--- TASK PROMPT ---
Copy out, exactly and without additions, the lines from the one that contains "Convert this chart to matplotlib code." to the one that contains "plt.rcParams['font.family'] = ['Liberation", both ends included.

>> begin GIVEN DATA

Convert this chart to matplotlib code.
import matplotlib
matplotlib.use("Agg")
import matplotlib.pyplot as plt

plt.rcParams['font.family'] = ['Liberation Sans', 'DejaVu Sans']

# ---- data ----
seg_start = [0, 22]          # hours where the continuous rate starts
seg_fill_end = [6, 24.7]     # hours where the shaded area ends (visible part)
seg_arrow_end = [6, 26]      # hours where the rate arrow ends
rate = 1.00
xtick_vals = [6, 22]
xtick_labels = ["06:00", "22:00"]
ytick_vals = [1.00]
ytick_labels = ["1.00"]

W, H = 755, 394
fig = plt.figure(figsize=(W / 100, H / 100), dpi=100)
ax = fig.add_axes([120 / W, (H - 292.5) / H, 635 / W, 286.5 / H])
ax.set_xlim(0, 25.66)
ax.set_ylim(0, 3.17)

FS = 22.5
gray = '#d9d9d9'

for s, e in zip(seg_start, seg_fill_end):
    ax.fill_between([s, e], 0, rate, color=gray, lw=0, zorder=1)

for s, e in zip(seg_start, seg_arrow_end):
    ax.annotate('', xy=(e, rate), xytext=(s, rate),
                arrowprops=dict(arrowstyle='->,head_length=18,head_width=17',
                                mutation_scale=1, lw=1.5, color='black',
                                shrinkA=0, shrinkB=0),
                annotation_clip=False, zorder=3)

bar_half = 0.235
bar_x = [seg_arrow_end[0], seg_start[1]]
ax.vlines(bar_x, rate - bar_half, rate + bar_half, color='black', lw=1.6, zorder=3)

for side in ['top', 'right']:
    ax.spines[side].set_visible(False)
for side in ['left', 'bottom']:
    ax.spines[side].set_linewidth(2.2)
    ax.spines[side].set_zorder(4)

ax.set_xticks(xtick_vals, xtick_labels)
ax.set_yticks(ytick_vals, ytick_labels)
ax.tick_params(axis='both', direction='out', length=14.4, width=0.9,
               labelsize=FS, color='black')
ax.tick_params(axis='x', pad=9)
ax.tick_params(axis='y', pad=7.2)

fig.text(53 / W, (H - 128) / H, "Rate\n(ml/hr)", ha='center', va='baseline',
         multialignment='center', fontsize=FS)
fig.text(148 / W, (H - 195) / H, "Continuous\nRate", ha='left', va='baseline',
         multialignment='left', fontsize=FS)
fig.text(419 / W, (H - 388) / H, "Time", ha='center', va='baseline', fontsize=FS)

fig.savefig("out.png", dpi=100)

>> end GIVEN DATA
>> begin GIVEN DATA

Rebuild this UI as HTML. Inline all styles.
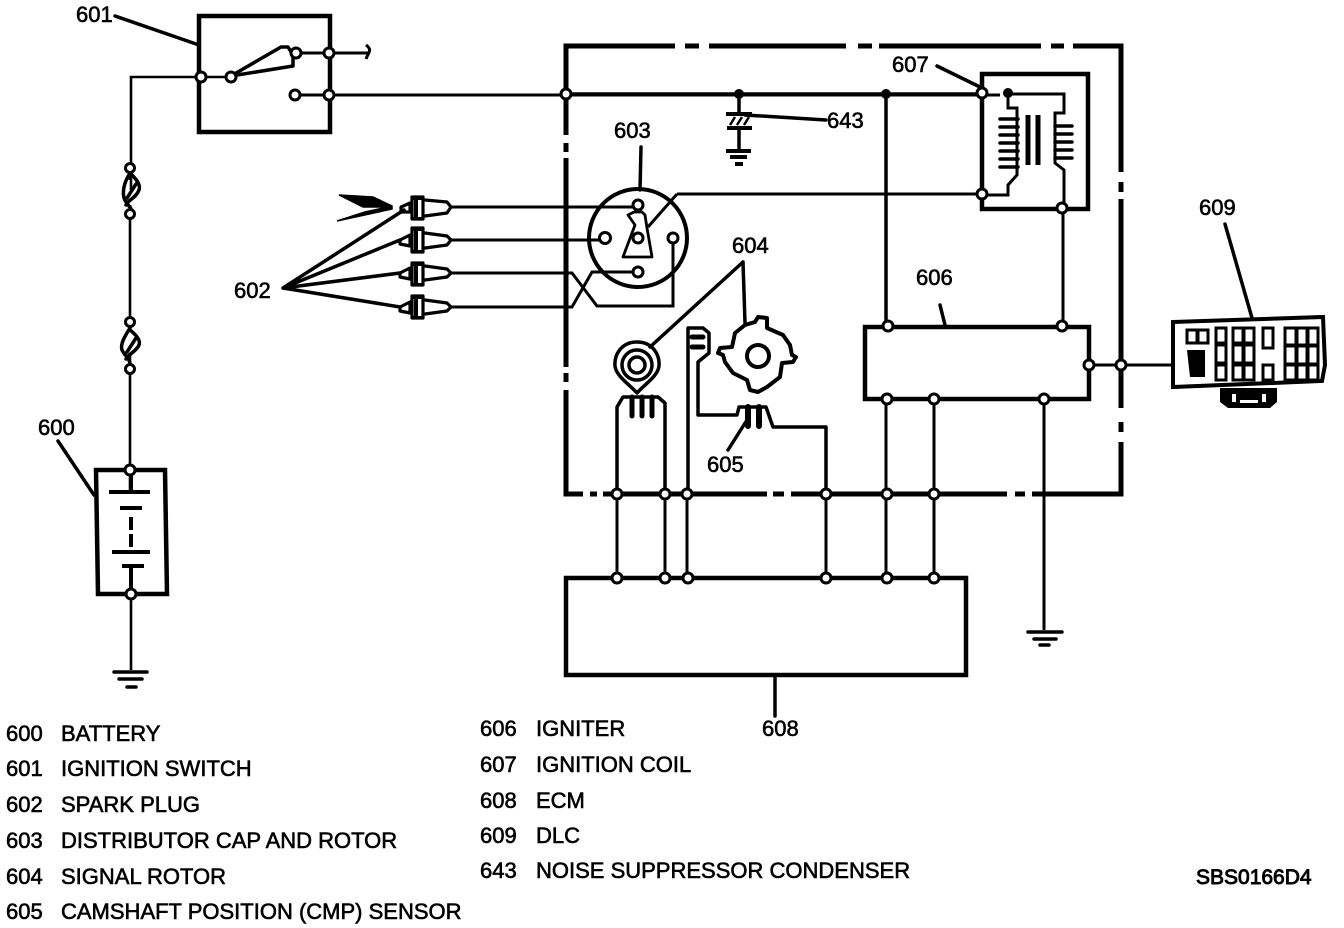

>> end GIVEN DATA

--- RESULT OF THIS EXERCISE ---
Convert this chart to matplotlib code.
import matplotlib
matplotlib.use("Agg")
import matplotlib.pyplot as plt

plt.rcParams['font.family'] = ['Liberation Sans', 'DejaVu Sans']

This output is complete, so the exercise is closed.